The local police probably should be shifted to other areas of the country. From many different sources, I heard complaints about the Police administration coming out of San Ignacio main station. Which is why I never bothered to report my own house burglary. I did talk to some nice cops riding in the airconditioned luxury of a big police SUV. When they rolled down the tinted windows there were four of them in there. Very friendly. They said they had no idea of who the burglary gang were. I noticed there were three Creole police men, big guys in comparison to the shorter size of the local majority mestizo population and one mestizo policeman in the vehicle. Obviously if you are going to know your police territory, you need bi-lingual cops in the area that can mix. You probably need some undercover mestizo cops too, to get the shifting gossip of who is doing the burglaries. So, the whole policing problem in the Cayo District needs much revision and reorganization. Especially if the population now rivals that of the Belize District. There is also apparently a big resident drug dealer population from Belize City residing in Santa Elena, but also operating in San Ignacio with less local population tolerance from local people. The local business people in San Ignacio seem to be well organized and well aware of working together in an organized fashion.

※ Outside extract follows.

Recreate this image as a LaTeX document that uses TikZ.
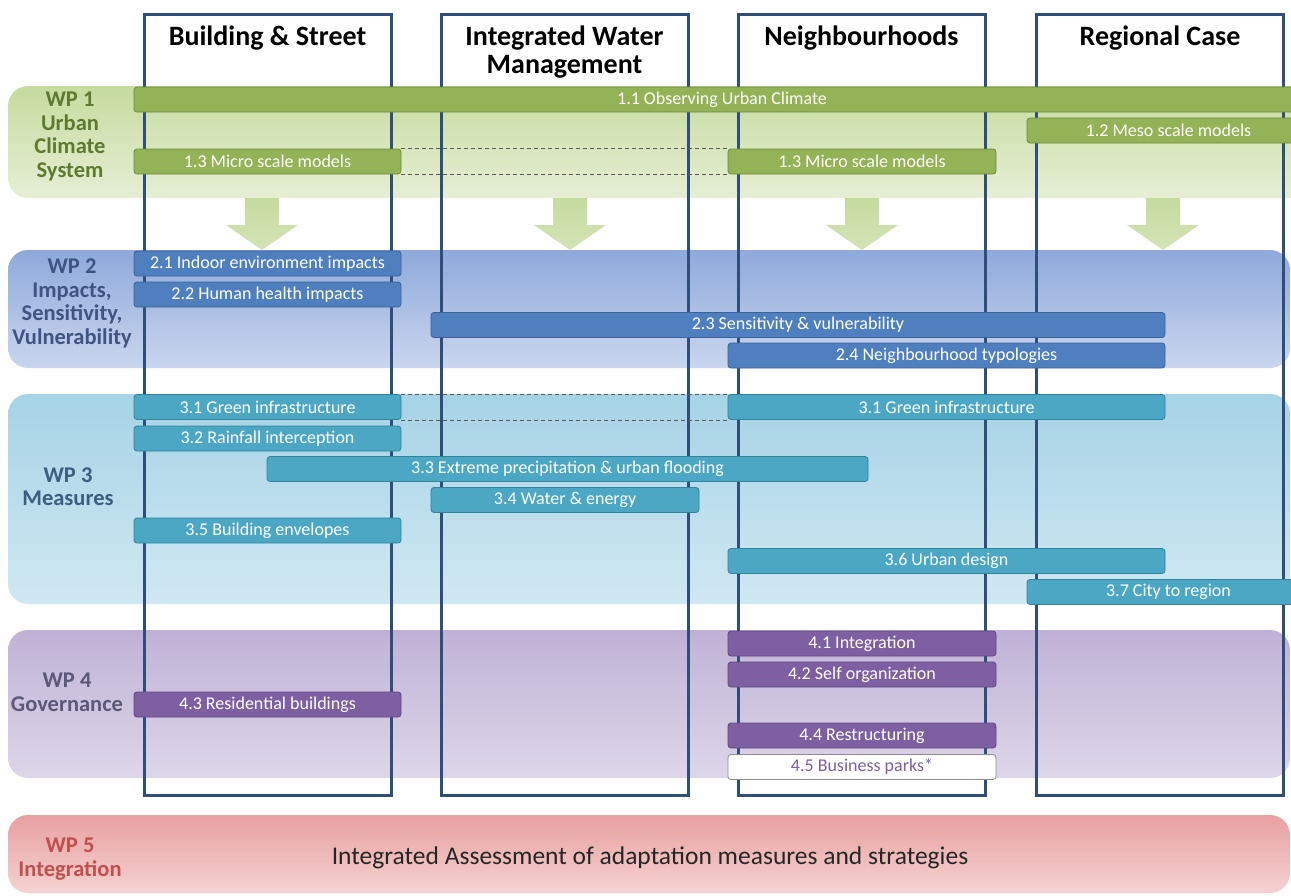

Some sort of more free parking areas need to be allocated within downtown San Ignacio. The vehicle congestion is bad. Those streets were made for pedestrian traffic, or a mule train. Consequently San Ignacio went to a ONE WAY street system. But there isn't a whole lot of room. I think if that hilltown is going to go tourist and develop further as a permanent destination for resident artists, jewelers and that sort of thing that comes with cafes, tour shops and so on as a tourist attraction in tourist season, they will have to block off the three streets or so in the downtown area to through traffic. Probably a widening and expansion of the several by-pass roads needs to be done and obviously a by-pass road for the Western highway east of Santa Elena and Central Farm to join the Benque Viejo road to the border should by pass both Santa Elena and San Ignacio. That would alleviate immediate problems and hopefully future tourism developments in the district with tourist developments.

But a by-pass road around the twin towns is a definite need for border traffic. A golf cart section only, in downtown business district of San Ignacio would also be a logical idea, taken from the Caye Caulker experience and bring not only relief to the traffic problem but provide a quaint ambience for tourism village development.